Educators ask Jones, Ybarra tough questions

State superintendent hopefuls Jana Jones and Sherri Ybarra faced tough questions during a lightning-round campaign forum Thursday in Boise.

Oct. 2 Jones
Democratic State Superintendent candidate Jana Jones speaks to special ed teachers Thursday in Boise.

Jones, an Idaho Falls Democrat, and Ybarra, a Mountain Home Republican, spoke to about 200 special education teachers, counselors and school psychologists at the Council for Exceptional Children’s fall conference.

The event was different from the previous three debates the candidates participated in last week. The forum was part of a four-day special education conference, and each candidate only got 10 minutes to speak and field questions.

Ybarra and Jones took the stage separately and the event was focused squarely on educators – no moderator, no bank of pre-submitted questions, no TV cameras and almost no media attention.

Jones and Ybarra each devoted their first seven minutes to introductions and the now-familiar stump speeches they have shared with educators and voters since the campaign season heated up.

When the questions came, two topics of concern emerged: how to integrate Idaho Core standards among special education students and what to do about the tiered licensure proposal that has drawn fire from skeptics such as the Idaho Education Association.

Idaho Core Standards

After winning a coin flip, Jones was first to tackle questions about Idaho Core Standards, the English and math standards that have been taught statewide for more than a year.

Jones, who previously served as the state’s director of special education and holds degrees in the field, pledged that she would provide help to school districts and teachers who are implementing the standards and working with special education students. She also said she has worked with other states and districts that have developed extended standards to reach students with Individual Education Plans (IEPs).

“There are really great programs and really great things out there if you have appropriate leadership at the state level in areas of special education,” Jones said. “We should be providing that to you, so you are not making something up.
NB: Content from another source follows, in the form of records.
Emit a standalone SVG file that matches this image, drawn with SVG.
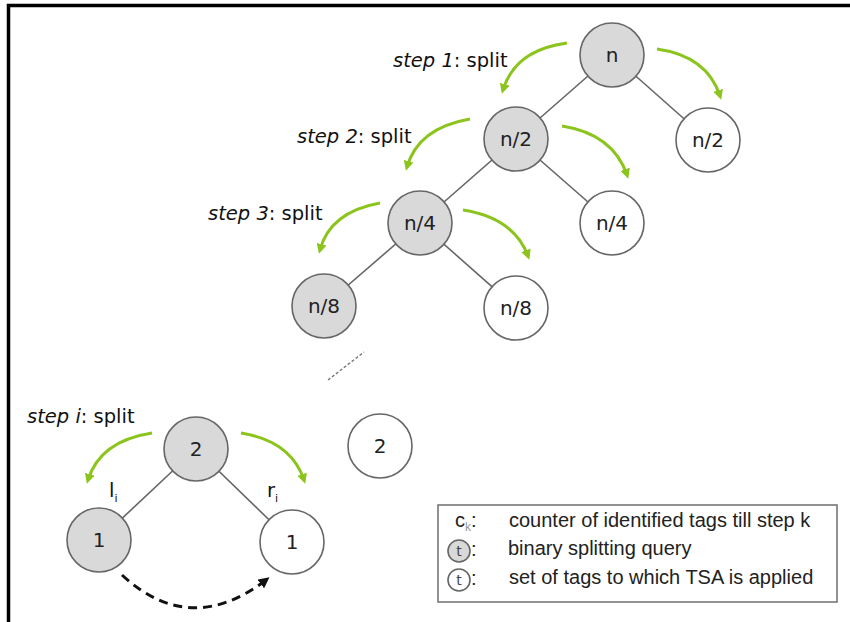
<svg xmlns="http://www.w3.org/2000/svg" width="850" height="622" viewBox="0 0 850 622">
  <style>
    .frame { stroke: #000; stroke-width: 3.5; fill: none; }
    .edge { stroke: #666; stroke-width: 1.6; fill: none; }
    .split { stroke: #8cc41e; stroke-width: 3; fill: none; marker-end: url(#greenHead); }
    .swap { stroke: #111; stroke-width: 3; fill: none; stroke-dasharray: 9 6; marker-end: url(#blackHead); }
    .query { fill: #d9d9d9; stroke: #666; stroke-width: 1.6; }
    .tsa { fill: #fff; stroke: #666; stroke-width: 1.6; }
    .lbl { font-family: "DejaVu Sans", Verdana, sans-serif; font-size: 20px; fill: #222; text-anchor: middle; }
    .step { font-family: "DejaVu Sans", Verdana, sans-serif; font-size: 19.5px; fill: #111; }
    .step .it { font-style: italic; }
    .legend-box { fill: #fff; stroke: #777; stroke-width: 1.6; }
    .leg { font-family: "Liberation Sans", Arial, sans-serif; font-size: 20px; fill: #222; }
    .mini { font-family: "DejaVu Sans", Verdana, sans-serif; font-size: 14px; fill: #444; text-anchor: middle; }
  </style>
  <defs>
    <marker id="greenHead" viewBox="0 0 10 10" refX="6" refY="5" markerWidth="10" markerHeight="10" markerUnits="userSpaceOnUse" orient="auto">
      <path d="M0,0 L10,5 L0,10 Z" fill="#8cc41e"/>
    </marker>
    <marker id="blackHead" viewBox="0 0 10 10" refX="6" refY="5" markerWidth="11" markerHeight="11" markerUnits="userSpaceOnUse" orient="auto">
      <path d="M0,0 L10,5 L0,10 Z" fill="#111"/>
    </marker>
  </defs>

  <rect width="850" height="622" fill="#fff"/>
  <!-- frame (top and left edges) -->
  <path class="frame" d="M8.5,622 L8.5,5.5 L850,5.5"/>

  <!-- connectors -->
  <g id="connectors">
    <!-- tree edges -->
    <line class="edge" x1="612" y1="55" x2="516" y2="139"/>
    <line class="edge" x1="612" y1="55" x2="708" y2="140"/>
    <line class="edge" x1="516" y1="139" x2="420" y2="223"/>
    <line class="edge" x1="516" y1="139" x2="612" y2="223"/>
    <line class="edge" x1="420" y1="223" x2="324" y2="306"/>
    <line class="edge" x1="420" y1="223" x2="516" y2="308"/>
    <line class="edge" x1="196" y1="449" x2="99" y2="540"/>
    <line class="edge" x1="196" y1="449" x2="292" y2="542"/>
    <!-- continuation -->
    <line x1="328" y1="380" x2="364" y2="352" stroke="#777" stroke-width="1.4" stroke-dasharray="3 2"/>
    <!-- split arrows -->
    <path class="split" d="M567,43 Q515,50 503,90"/>
    <path class="split" d="M657,49 Q707,56 720,96"/>
    <path class="split" d="M470,119 Q418,128 407,167"/>
    <path class="split" d="M562,126 Q613,134 627,175"/>
    <path class="split" d="M380,203 Q330,212 320,250"/>
    <path class="split" d="M463,210 Q514,218 528,256"/>
    <path class="split" d="M152,433 Q100,441 88,480"/>
    <path class="split" d="M241,433 Q291,441 304,480"/>
    <!-- dashed swap arrow -->
    <path class="swap" d="M122,575 Q190,638 266,580"/>
  </g>

  <!-- step labels -->
  <text class="step" x="393" y="67"><tspan class="it">step 1</tspan>: split</text>
  <text class="step" x="297" y="143"><tspan class="it">step 2</tspan>: split</text>
  <text class="step" x="208" y="220"><tspan class="it">step 3</tspan>: split</text>
  <text class="step" x="27" y="423"><tspan class="it">step i</tspan>: split</text>

  <!-- nodes -->
  <g id="node-n"><circle class="query" cx="612" cy="55" r="32"/><text class="lbl" x="612" y="62">n</text></g>
  <g id="node-n2-left"><circle class="query" cx="516" cy="139" r="32"/><text class="lbl" x="516" y="146">n/2</text></g>
  <g id="node-n2-right"><circle class="tsa" cx="708" cy="140" r="32"/><text class="lbl" x="708" y="147">n/2</text></g>
  <g id="node-n4-left"><circle class="query" cx="420" cy="223" r="32"/><text class="lbl" x="420" y="230">n/4</text></g>
  <g id="node-n4-right"><circle class="tsa" cx="612" cy="223" r="32"/><text class="lbl" x="612" y="230">n/4</text></g>
  <g id="node-n8-left"><circle class="query" cx="324" cy="306" r="32"/><text class="lbl" x="324" y="313">n/8</text></g>
  <g id="node-n8-right"><circle class="tsa" cx="516" cy="308" r="32"/><text class="lbl" x="516" y="315">n/8</text></g>
  <g id="node-2-tsa"><circle class="tsa" cx="380" cy="446" r="32"/><text class="lbl" x="380" y="453">2</text></g>
  <g id="node-2-query"><circle class="query" cx="196" cy="449" r="32"/><text class="lbl" x="196" y="456">2</text></g>
  <g id="node-1-left"><circle class="query" cx="99" cy="540" r="32"/><text class="lbl" x="99" y="547">1</text></g>
  <g id="node-1-right"><circle class="tsa" cx="292" cy="542" r="32"/><text class="lbl" x="292" y="549">1</text></g>

  <!-- branch labels -->
  <text class="step" x="109" y="497" font-size="21">l<tspan font-size="11" dy="5">i</tspan></text>
  <text class="step" x="267" y="497" font-size="21">r<tspan font-size="11" dy="5">i</tspan></text>

  <!-- legend -->
  <g id="legend">
    <rect class="legend-box" x="438" y="505" width="399" height="97"/>
    <text class="leg" x="455" y="527">c<tspan font-size="12" fill="#999" dy="4">k</tspan><tspan dy="-4">:</tspan></text>
    <text class="leg" x="509" y="527">counter of identified tags till step k</text>
    <circle class="query" cx="459" cy="551" r="11" stroke-width="1.3"/>
    <text class="mini" x="459" y="556">t</text>
    <text class="leg" x="471" y="556">:</text>
    <text class="leg" x="508" y="555">binary splitting query</text>
    <circle class="tsa" cx="459" cy="580" r="11" stroke-width="1.3"/>
    <text class="mini" x="459" y="585">t</text>
    <text class="leg" x="471" y="585">:</text>
    <text class="leg" x="509" y="584">set of tags to which TSA is applied</text>
  </g>
</svg>
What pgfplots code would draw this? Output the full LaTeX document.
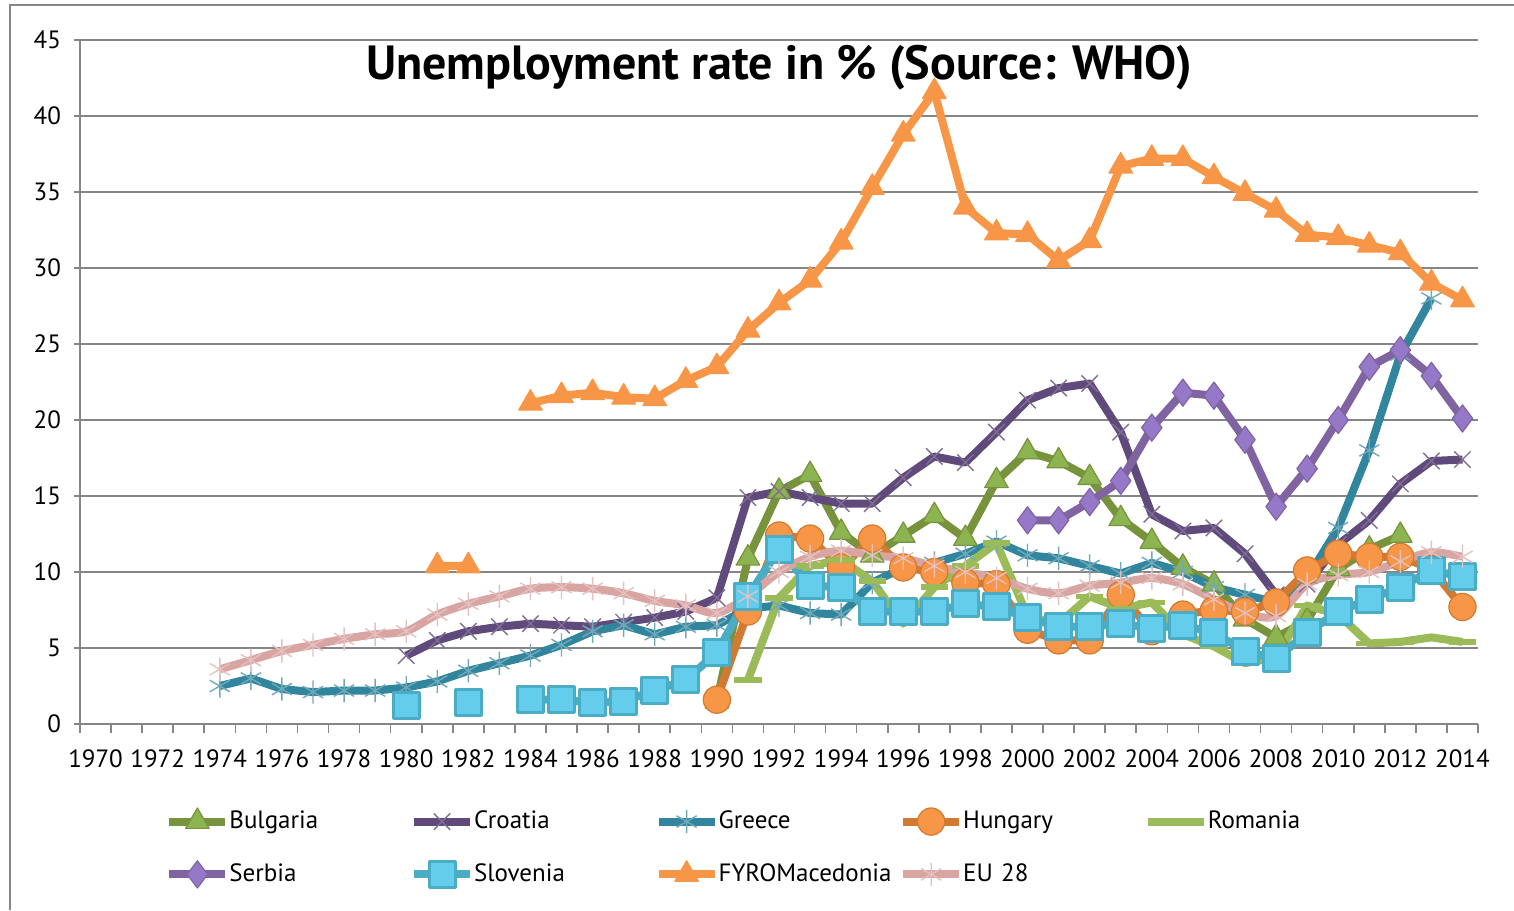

“As state superintendent, one of the things that will be directed … is getting extended standards in for our kids with disabilities.”

Ybarra — who outlined her experience as a teacher, assistant principal, principal and district administrator — said support and training are essential.

“We know it will be the same across grade levels for special needs as it is for general education classrooms, and that’s a concern,” Ybarra said. “From the front lines, what I’m hearing from you folks as I travel, is you want access to training… (and support for) how to meet the needs of special education students in general educations classrooms as well.

“And you want a leader who understands these are some of our most vulnerable students.”

Tiered licensure

Jones and Ybarra remained consistent Thursday, echoing concerns they first shared with Idaho Education News last month.

If anything, Jones appeared to harden her stance that the proposal may not be ready for prime time.

“We don’t have all the parties at the table agreeing with what should happen with tiered licensure, let’s slow this whole thing down,” Jones said. “Let’s let the hearings happen, but I’m sure the feedback will be… confusion and upset.

“Let’s slow this down, let’s get everybody back to the table and let’s rework the whole thing.”

Ybarra was less specific in her plan of action, but reemphasized her concerns.

“Tiered licensure is a step in the right direction, however, the message that needs to come out needs to be a positive one,” Ybarra said.

Ybarra also alluded to the $175 million career ladder pay plan that proponents say must be tied to tiered licensure. Ybarra said she never recalled going to college and deciding that today she would become a rich teacher.